Towns in my history (part 1)

I was born after the first malls had opened, but they still confronted me as a deviation from the norm, which had been established for me by the traditional, downtown hub of Goderich, Ontario. The town's agora was the Square, an area delimited by a road that (ignoring its name) follows the contour of an octagonal yard, in which stands the Huron County courthouse. The town's main shops and businesses lined the outer edge of the road. Our house was a short walk north of the Square, which I visited often with friends or on errands for my parents.
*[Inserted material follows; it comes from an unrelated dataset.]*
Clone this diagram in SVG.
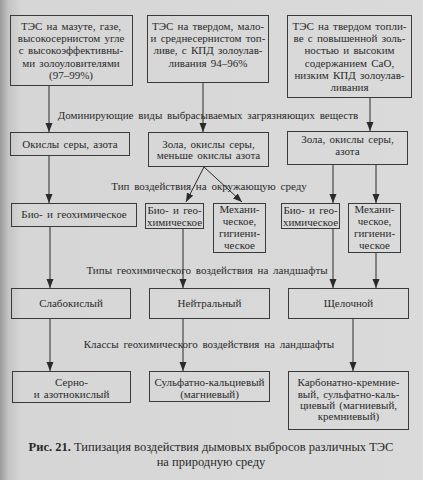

At first, attempts to reconcile the Square's name and shape flabbergasted my juvenile mind, yet immersion in the local culture soon led me to accept the contradiction as something perfectly natural and puzzling to outsiders only.
The Square (1920), archival image
The original courthouse, an Italianate structure completed in 1856, burned down in 1954.
Huron County courthouse, before 1954 (postcard, Valentine and Sons United Publishing Co.)
The courthouse yard's shape was set by the town's co-founder, John Galt, impressed (as he was) by the insight of an ancient Roman planner, Marcus Vitruvius Pollio, whose idea it had been that polygonal sites are easier to defend from attackers, such as the Visigoths (or the Americans on the other side of the lake).
The new courthouse, built in 1954 (Wikimedia Commons, JustSomePics [CC BY-SA 3.0 (])
One was continually meeting history in Goderich -- in the old jail (or 'gaol'), with its legacy of violence, in the lore about devastating storms that had swept in from the lake, in the local museum with its stuffed, two-headed calf and yard full of old artillery pieces, or in the war memorial on the courthouse lawn.

The most conspicuous history was a relic of the early-mid-19th century, when the place was designed and built as an outpost of the British Empire. The Empire loomed at practically every turn. Among the town's streets are these: Victoria St., Trafalgar St., Nelson St., Wellington St., Waterloo St., Wolfe St., Brock St., Elgin Ave. The commemorations said little of the Indigenous peoples who had lived there for millennia: the Wendat (or Wyandotte [aka Hurons]), after whom the county was named, the Attiwandarons of the 'Neutral' Confederacy, and the Mississaugas. They were largely gone from the town and its official, public memory.

Goderich, like its environs in Huron and Bruce Counties (Alice-Munro country), was colonized mainly by Scots-Irish immigrants, some of whom had fled the Highland Clearances. Both of Goderich's co-founders, Galt and William 'Tiger' Dunlop, were Scotsmen. Dunlop took his nickname from an earlier imperial adventure (when he had tried to clear Saugor Island in India of its tigers). He and Galt worked for the Canada Company, the main function of which was to facilitate the movement of British and Irish settlers into the area.